You're not alone in yr appreciation of that extraordinary place. Some 10 years ago or more I sat and talked for an hour with a dear friend in an empty St Mark's Square. It was 2am early in November and the mist swirled around as the lagoon lapped at the quay; I was at once enchanted and slightly horrified by the place. It has never left me.
Two films which bring out some of the decay and creepiness of the place are Don't Look Now and Death in Venice. A film which totally misunderstands la Serenissima is the execrable 'The Tourist', which out of respect for aesthetic sensibility I do not link to.

Hilary Jane Margaret White said...

...and yet, of the three is the only one I'd be willing to sit through...

The Crescat said...

It sounds like New Orleans with canals. I hope you'll be sharing a few pictures here.

Anonymous said...

There's also the unsettling and macabre film (and book), Comfort of Strangers, assisted by the presence of Christopher Walken, who sends shivers up my spine (and not in a good way).

Lydia

Hilary Jane Margaret White said...

It's funny, but Chris also mentioned N.O. as being Venice-like in many respects. I never been, but since Katrina have now even less interest than the zero I had before.

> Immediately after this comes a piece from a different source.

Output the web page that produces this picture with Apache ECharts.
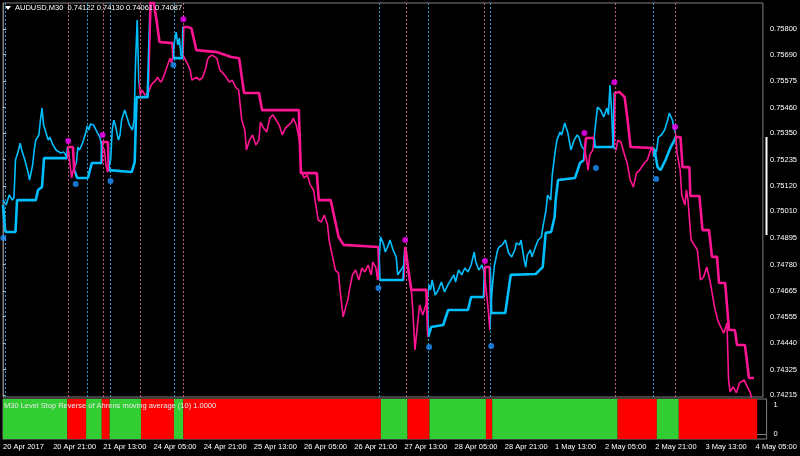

And now that I've been thoroughly creeped-out by Venice, I feel I'm well stocked up on creeped-outedness.

Unknown said...

Well, sadly, Rome at night creeped me out a little too, with all the graffiti on everything, the soupy darkness not alleviated by streetlamps, the filth that made me wonder whether the streets were ever cleaned, until I saw a crew in uniforms standing around and cleaning a little those gellato-smeared cobblestones.

Hilary Jane Margaret White said...

I think it was the lifelessness of it, the sterility of the utterly bare stone streets. Every time I passed a person walking or even a noisy group, it seemed as if they were either trying to get away from it to the safety of some apartment, or trying to shout down the silence.

I don't find Rome sterile. Far from it.

Anonymous said...

And where are the children in Venice? It's very hard to see any. And I don't mean those of the tourists.

Lydia

binks webelf said...

I`m not sure if he`s the way into it, but I`m reading John Julian Norwich`s history of Venice.

As a Byzantophile, I love and hate Venice-- not least for her despicable role in the Crusader conquest of Constantinople, and the fact that she-- a daughter of Byzantium in so many ways-- sat back and did nothing in 1453 except calculate how to start doing even more business with the Turks. Haunted.. indeed, with the spoil of her Mother scattered around the place, and the unheeded cries of a dying Byzantium to curse her name forever.